Hence, we have two values of ${{x}^{2}}$ i.e.,

${{x}^{2}}=\dfrac{5+\sqrt{5}}{8}$ or \[{{x}^{2}}=\dfrac{5-\sqrt{5}}{8}\]

Now, we know that $\sin {{36}^{\circ }}$ will lie in (0,1) and $\sin {{36}^{\circ }}$ will be less than $\sin {{45}^{\circ }}$ as well because curve of $\sin \theta $ is increasing in $\left( 0,\dfrac{\pi }{2} \right)$ as shown in diagram.

And we know very well that if any number is lying in (0,1) then if we square it, it will become more less.
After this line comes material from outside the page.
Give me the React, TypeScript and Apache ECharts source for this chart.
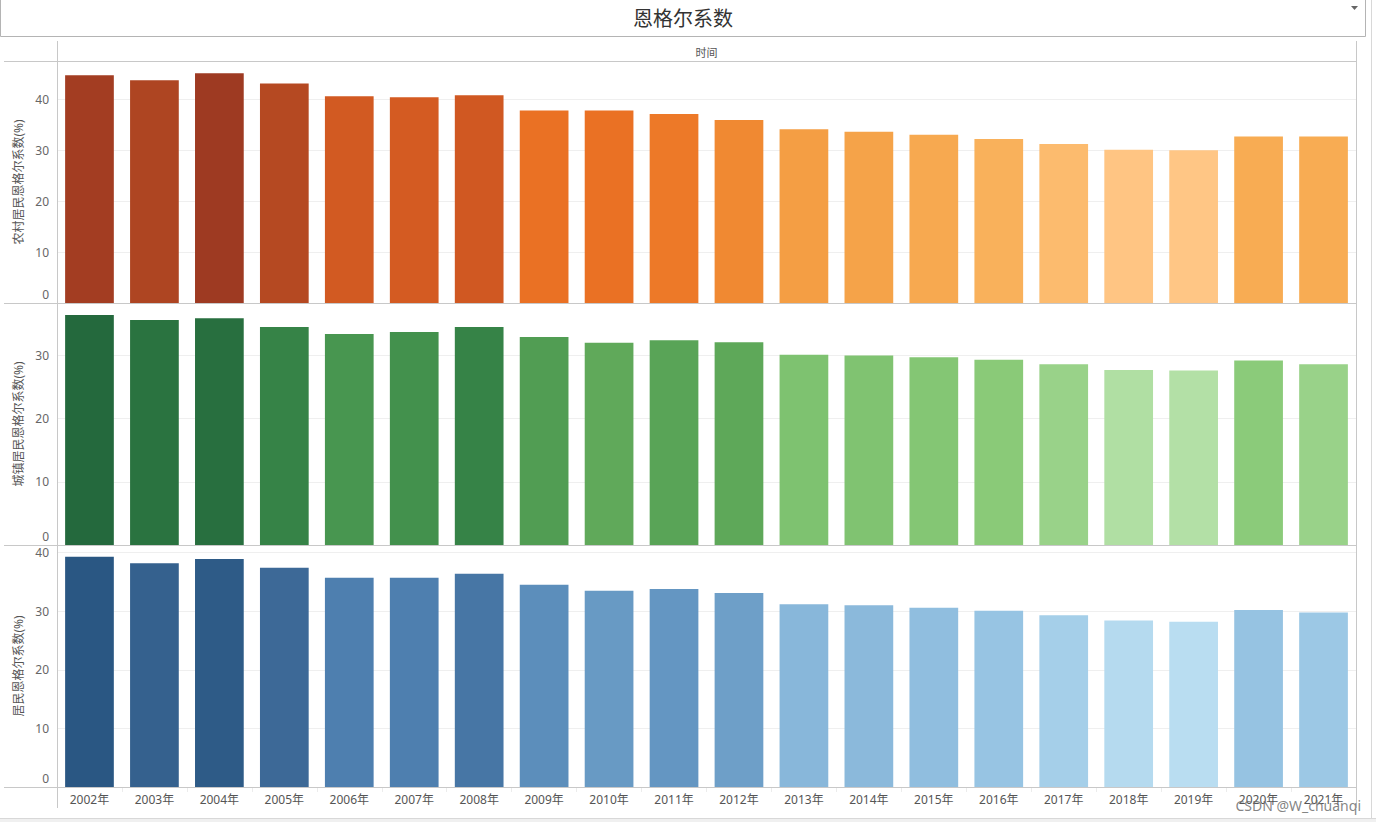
import { useEffect, useRef } from 'react';
import * as echarts from 'echarts';

const years = ['2002年', '2003年', '2004年', '2005年', '2006年', '2007年', '2008年', '2009年', '2010年', '2011年', '2012年', '2013年', '2014年', '2015年', '2016年', '2017年', '2018年', '2019年', '2020年', '2021年'];
const ruralValues = [44.7, 43.7, 45.1, 43.1, 40.6, 40.4, 40.8, 37.8, 37.8, 37.1, 35.9, 34.1, 33.6, 33.0, 32.2, 31.2, 30.1, 30.0, 32.7, 32.7];
const urbanValues = [36.4, 35.6, 35.9, 34.5, 33.4, 33.7, 34.5, 32.9, 32.0, 32.4, 32.1, 30.1, 30.0, 29.7, 29.3, 28.6, 27.7, 27.6, 29.2, 28.6];
const nationalValues = [39.3, 38.2, 38.9, 37.4, 35.7, 35.7, 36.4, 34.5, 33.5, 33.8, 33.1, 31.2, 31.0, 30.6, 30.1, 29.3, 28.4, 28.2, 30.2, 29.8];
const seriesNames = ['农村居民恩格尔系数(%)', '城镇居民恩格尔系数(%)', '居民恩格尔系数(%)'];
const axisMax = [47.5, 38.3, 41.3];
const palettes = [
  ['#ffc685', '#f8ae55', '#f2943a', '#ec7324', '#d85d22', '#bb4d22', '#9e3a22'],
  ['#b3e0a6', '#8dcc7b', '#78be6b', '#60a95a', '#47954f', '#2f7c43', '#24693d'],
  ['#b9ddf1', '#98c5e3', '#7eaed4', '#6597c2', '#4f80b0', '#3c6896', '#2a5783'],
];
const title = '恩格尔系数';
const headerLabel = '时间';
const watermark = 'CSDN @W_chuanqi';

const PLOT_LEFT = 57;
const PLOT_RIGHT = 1356;
const PANEL_TOPS = [61, 303, 545];
const PANEL_H = 242;
const LINE = '#c8c8c8';
const FONT = '"Noto Sans", "Noto Sans CJK SC", sans-serif';

export default function App() {
  const ref = useRef<HTMLDivElement>(null);
  useEffect(() => {
    if (!ref.current) return;
    const chart = echarts.init(ref.current, null, { renderer: 'svg' });
    const allData = [ruralValues, urbanValues, nationalValues];

    const grids = PANEL_TOPS.map((t) => ({ left: PLOT_LEFT, width: PLOT_RIGHT - PLOT_LEFT, top: t, height: PANEL_H }));
    const xAxes = PANEL_TOPS.map((_, i) => ({
      type: 'category',
      gridIndex: i,
      data: years,
      axisLine: { show: false },
      axisTick: i === 2 ? { show: true, length: 5, lineStyle: { color: '#ececec' } } : { show: false },
      axisLabel: i === 2 ? { show: true, color: '#555', fontSize: 12, margin: 6, fontFamily: FONT } : { show: false },
      splitLine: { show: false },
    }));
    const yAxes = PANEL_TOPS.map((_, i) => ({
      type: 'value',
      gridIndex: i,
      min: 0,
      max: axisMax[i],
      interval: 10,
      name: seriesNames[i],
      nameLocation: 'middle',
      nameGap: 30,
      nameTextStyle: { color: '#555', fontSize: 12, fontFamily: FONT },
      axisLine: { show: false },
      axisTick: { show: false },
      splitLine: { show: true, lineStyle: { color: '#efefef', width: 1 } },
      axisLabel: {
        color: '#666',
        fontSize: 12,
        margin: 8,
        fontFamily: FONT,
        showMaxLabel: false,
        formatter: (v: number) => (v === 0 ? '{z|0}' : String(v)),
        rich: { z: { padding: [0, 0, 18, 0], color: '#666', fontSize: 12, fontFamily: FONT } },
      },
    }));
    const series = allData.map((d, i) => ({
      type: 'bar',
      name: seriesNames[i],
      xAxisIndex: i,
      yAxisIndex: i,
      data: d,
      barCategoryGap: '25%',
    }));
    const visualMaps = allData.map((d, i) => ({
      type: 'continuous',
      show: false,
      seriesIndex: i,
      dimension: 1,
      min: Math.min(...d),
      max: Math.max(...d),
      inRange: { color: palettes[i] },
    }));

    const hLine = (y: number) => ({
      type: 'line',
      shape: { x1: 4, y1: y + 0.5, x2: PLOT_RIGHT + 0.5, y2: y + 0.5 },
      style: { stroke: LINE, lineWidth: 1 },
      z: 100,
    });

    const graphic = [
      { type: 'rect', shape: { x: 0.5, y: -2, width: 1365, height: 38.5 }, style: { fill: '#fff', stroke: '#b4b4b4', lineWidth: 1 } },
      { type: 'text', x: 683, y: 17, style: { text: title, fontSize: 20, fill: '#333', fontFamily: '"Noto Sans CJK SC", sans-serif', textAlign: 'center', textVerticalAlign: 'middle' } },
      { type: 'polygon', shape: { points: [[1351, 6], [1358, 6], [1354.5, 10]] }, style: { fill: '#666' } },
      { type: 'text', x: (PLOT_LEFT + PLOT_RIGHT) / 2, y: 52, style: { text: headerLabel, fontSize: 11, fill: '#555', fontFamily: '"Noto Sans CJK SC", sans-serif', textAlign: 'center', textVerticalAlign: 'middle' } },
      { type: 'line', shape: { x1: PLOT_LEFT + 0.5, y1: 41, x2: PLOT_LEFT + 0.5, y2: 808 }, style: { stroke: LINE, lineWidth: 1 }, z: 100 },
      { type: 'line', shape: { x1: PLOT_RIGHT + 0.5, y1: 41, x2: PLOT_RIGHT + 0.5, y2: 808 }, style: { stroke: LINE, lineWidth: 1 }, z: 100 },
      hLine(61),
      hLine(303),
      hLine(545),
      hLine(787),
      { type: 'line', shape: { x1: 1371.5, y1: 0, x2: 1371.5, y2: 822 }, style: { stroke: '#d8d8d8', lineWidth: 1 } },
      { type: 'rect', shape: { x: 0, y: 818, width: 1376, height: 4 }, style: { fill: '#f0f0f0' } },
      { type: 'line', shape: { x1: 0, y1: 818.5, x2: 1376, y2: 818.5 }, style: { stroke: '#d8d8d8', lineWidth: 1 } },
      { type: 'text', x: 1361, y: 805, z: 200, style: { text: watermark, fontSize: 14, fill: 'rgba(110,110,110,0.85)', fontFamily: '"Noto Sans", sans-serif', textAlign: 'right', textVerticalAlign: 'middle' } },
    ];

    chart.setOption({
      animation: false,
      backgroundColor: '#fff',
      grid: grids,
      xAxis: xAxes,
      yAxis: yAxes,
      visualMap: visualMaps,
      series,
      graphic,
    } as any);
    return () => chart.dispose();
  }, []);
  return <div ref={ref} style={{ position: 'fixed', left: 0, top: 0, width: 1376, height: 822 }} />;
}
Now, let us come to both values of ${{x}^{2}}$ i.e. ${{\sin }^{2}}{{36}^{\circ }}.$

As $\sin 45=\dfrac{1}{\sqrt{2}}$ , hence ${{\sin }^{2}}45=\dfrac{1}{2}=0.5$

Now putting value of $\sqrt{5}=2.236$ we get,

${{x}^{2}}=\dfrac{5+\sqrt{5}}{8}=\dfrac{5+2.236}{8}=0.9045$

Where ${{x}^{2}}$ i.e. ${{\sin }^{2}}{{36}^{\circ }}$ is higher than ${{\sin }^{2}}45$ or 0.5 which cannot be possible if we look by curve of sin x.

Hence,

${{x}^{2}}=\dfrac{5-\sqrt{5}}{8}$

Now taking root to both sides we get,

$x=\pm \sqrt{\dfrac{5-\sqrt{5}}{8}}$

As $\dfrac{5-\sqrt{5}}{8}$ is a positive number and if we put a negative sign in front of it then it will be a negative number. And we know very well that $\sin {{36}^{\circ }}$ should be a positive value.

Hence,
$\sin {{36}^{\circ }}=\sqrt{\dfrac{5-\sqrt{5}}{8}}$

Note: One can get confused with lots of values of ‘x’. So, take care while calculating the value of x i.e. $\sin {{36}^{\circ }}$ . Eliminate all those values which are not possible for $\sin {{36}^{\circ }}$ .
Another approach for expanding $\sin 5\theta $ would be that we can break it into $4\theta +\theta $ and apply identities of $\cos 2\theta $ and $\sin 2\theta $ whenever required.